DATA EXCERPT:
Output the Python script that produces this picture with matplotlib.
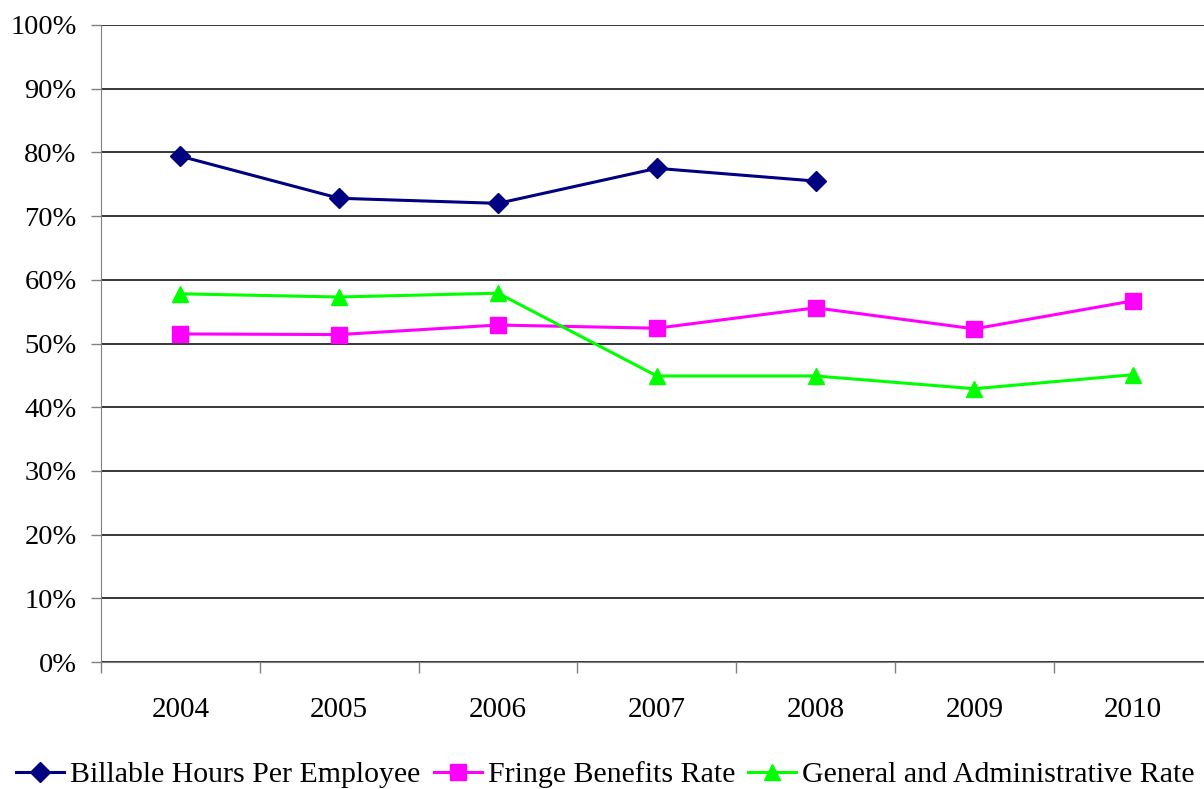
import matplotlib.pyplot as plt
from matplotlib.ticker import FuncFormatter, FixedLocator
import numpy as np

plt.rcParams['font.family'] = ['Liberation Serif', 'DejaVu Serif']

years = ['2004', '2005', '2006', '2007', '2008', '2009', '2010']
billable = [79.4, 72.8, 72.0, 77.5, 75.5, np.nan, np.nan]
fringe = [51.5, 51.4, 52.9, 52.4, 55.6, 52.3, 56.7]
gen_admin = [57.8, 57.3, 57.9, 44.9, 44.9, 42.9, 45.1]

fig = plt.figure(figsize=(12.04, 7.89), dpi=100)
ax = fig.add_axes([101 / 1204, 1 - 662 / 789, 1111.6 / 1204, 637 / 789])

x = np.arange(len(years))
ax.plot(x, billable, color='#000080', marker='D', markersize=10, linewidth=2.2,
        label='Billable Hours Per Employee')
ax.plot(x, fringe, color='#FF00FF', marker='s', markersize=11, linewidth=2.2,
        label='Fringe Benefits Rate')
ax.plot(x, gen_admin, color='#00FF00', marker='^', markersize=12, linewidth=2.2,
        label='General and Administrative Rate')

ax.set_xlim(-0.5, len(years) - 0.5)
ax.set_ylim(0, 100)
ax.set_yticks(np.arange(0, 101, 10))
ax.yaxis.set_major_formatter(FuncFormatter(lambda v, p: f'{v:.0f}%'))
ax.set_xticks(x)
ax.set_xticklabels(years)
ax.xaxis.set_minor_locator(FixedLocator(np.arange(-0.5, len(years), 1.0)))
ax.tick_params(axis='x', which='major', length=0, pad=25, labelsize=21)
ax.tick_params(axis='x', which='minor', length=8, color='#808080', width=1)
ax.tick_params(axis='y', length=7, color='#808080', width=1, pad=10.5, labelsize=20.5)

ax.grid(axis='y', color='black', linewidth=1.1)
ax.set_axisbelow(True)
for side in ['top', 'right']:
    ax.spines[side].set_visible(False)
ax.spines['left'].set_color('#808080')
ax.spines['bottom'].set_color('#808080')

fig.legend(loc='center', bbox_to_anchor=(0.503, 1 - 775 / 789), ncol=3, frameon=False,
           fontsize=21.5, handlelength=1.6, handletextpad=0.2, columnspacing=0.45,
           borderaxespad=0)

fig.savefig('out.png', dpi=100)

STATED PROBLEM: Which lines in the listing above hold the word "matplotlib"? Show each of them.

THE COMPLETED TASK:
Output the Python script that produces this picture with matplotlib.
import matplotlib.pyplot as plt
from matplotlib.ticker import FuncFormatter, FixedLocator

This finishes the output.